- **Written exercise**: Omit any picture, and return the remaining data exactly as written.

- **Source data**:

———

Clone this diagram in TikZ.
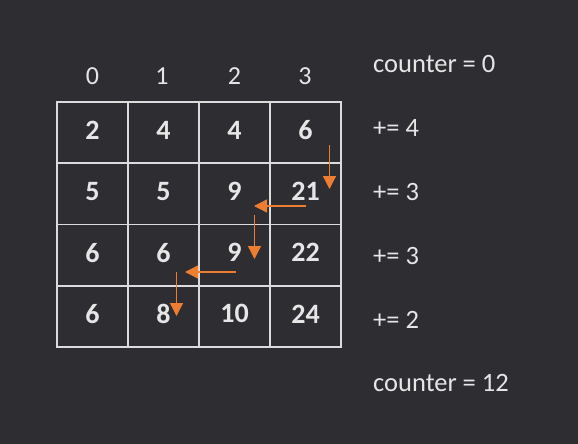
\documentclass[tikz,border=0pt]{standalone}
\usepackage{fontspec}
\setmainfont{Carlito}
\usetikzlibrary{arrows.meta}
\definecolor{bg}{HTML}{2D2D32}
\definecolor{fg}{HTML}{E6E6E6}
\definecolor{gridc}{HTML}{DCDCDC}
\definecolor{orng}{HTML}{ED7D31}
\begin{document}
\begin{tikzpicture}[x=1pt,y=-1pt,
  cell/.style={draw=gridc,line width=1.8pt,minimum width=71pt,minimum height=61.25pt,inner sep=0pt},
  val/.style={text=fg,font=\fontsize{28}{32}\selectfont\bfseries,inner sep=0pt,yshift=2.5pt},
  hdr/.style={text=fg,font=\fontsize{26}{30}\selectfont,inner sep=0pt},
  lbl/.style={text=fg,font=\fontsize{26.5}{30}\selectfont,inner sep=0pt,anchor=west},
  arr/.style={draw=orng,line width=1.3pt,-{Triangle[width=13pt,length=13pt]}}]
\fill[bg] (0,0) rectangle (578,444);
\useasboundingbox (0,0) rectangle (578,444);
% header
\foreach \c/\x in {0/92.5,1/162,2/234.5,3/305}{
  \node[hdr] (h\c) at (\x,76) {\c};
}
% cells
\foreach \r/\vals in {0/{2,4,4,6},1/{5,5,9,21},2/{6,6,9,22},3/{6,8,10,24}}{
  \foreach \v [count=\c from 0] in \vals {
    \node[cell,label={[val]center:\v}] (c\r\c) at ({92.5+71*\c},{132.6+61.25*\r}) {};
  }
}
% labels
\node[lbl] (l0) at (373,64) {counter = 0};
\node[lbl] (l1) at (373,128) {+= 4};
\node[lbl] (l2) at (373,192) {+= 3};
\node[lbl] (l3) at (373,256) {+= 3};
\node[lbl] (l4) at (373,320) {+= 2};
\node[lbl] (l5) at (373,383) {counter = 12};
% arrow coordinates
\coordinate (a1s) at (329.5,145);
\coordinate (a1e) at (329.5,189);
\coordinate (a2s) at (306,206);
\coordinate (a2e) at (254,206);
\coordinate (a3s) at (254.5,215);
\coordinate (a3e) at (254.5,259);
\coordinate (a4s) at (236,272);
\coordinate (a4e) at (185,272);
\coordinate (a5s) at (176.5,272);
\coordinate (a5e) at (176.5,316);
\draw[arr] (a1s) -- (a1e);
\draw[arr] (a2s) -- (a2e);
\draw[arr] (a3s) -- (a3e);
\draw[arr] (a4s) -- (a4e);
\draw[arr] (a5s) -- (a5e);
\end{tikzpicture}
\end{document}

———

- **Response**:
Clone this diagram in TikZ.
\documentclass[tikz,border=0pt]{standalone}
\usepackage{fontspec}
\setmainfont{Carlito}
\usetikzlibrary{arrows.meta}
\definecolor{bg}{HTML}{2D2D32}
\definecolor{fg}{HTML}{E6E6E6}
\definecolor{gridc}{HTML}{DCDCDC}
\definecolor{orng}{HTML}{ED7D31}
\begin{document}
\begin{tikzpicture}[x=1pt,y=-1pt,
  cell/.style={draw=gridc,line width=1.8pt,minimum width=71pt,minimum height=61.25pt,inner sep=0pt},
  val/.style={text=fg,font=\fontsize{28}{32}\selectfont\bfseries,inner sep=0pt,yshift=2.5pt},
  hdr/.style={text=fg,font=\fontsize{26}{30}\selectfont,inner sep=0pt},
  lbl/.style={text=fg,font=\fontsize{26.5}{30}\selectfont,inner sep=0pt,anchor=west},
  arr/.style={draw=orng,line width=1.3pt,-{Triangle[width=13pt,length=13pt]}}]
\fill[bg] (0,0) rectangle (578,444);
\useasboundingbox (0,0) rectangle (578,444);
% header
\foreach \c/\x in {0/92.5,1/162,2/234.5,3/305}{
  \node[hdr] (h\c) at (\x,76) {\c};
}
% cells
\foreach \r/\vals in {0/{2,4,4,6},1/{5,5,9,21},2/{6,6,9,22},3/{6,8,10,24}}{
  \foreach \v [count=\c from 0] in \vals {
    \node[cell,label={[val]center:\v}] (c\r\c) at ({92.5+71*\c},{132.6+61.25*\r}) {};
  }
}
% labels
\node[lbl] (l0) at (373,64) {counter = 0};
\node[lbl] (l1) at (373,128) {+= 4};
\node[lbl] (l2) at (373,192) {+= 3};
\node[lbl] (l3) at (373,256) {+= 3};
\node[lbl] (l4) at (373,320) {+= 2};
\node[lbl] (l5) at (373,383) {counter = 12};
% arrow coordinates
\coordinate (a1s) at (329.5,145);
\coordinate (a1e) at (329.5,189);
\coordinate (a2s) at (306,206);
\coordinate (a2e) at (254,206);
\coordinate (a3s) at (254.5,215);
\coordinate (a3e) at (254.5,259);
\coordinate (a4s) at (236,272);
\coordinate (a4e) at (185,272);
\coordinate (a5s) at (176.5,272);
\coordinate (a5e) at (176.5,316);
\draw[arr] (a1s) -- (a1e);
\draw[arr] (a2s) -- (a2e);
\draw[arr] (a3s) -- (a3e);
\draw[arr] (a4s) -- (a4e);
\draw[arr] (a5s) -- (a5e);
\end{tikzpicture}
\end{document}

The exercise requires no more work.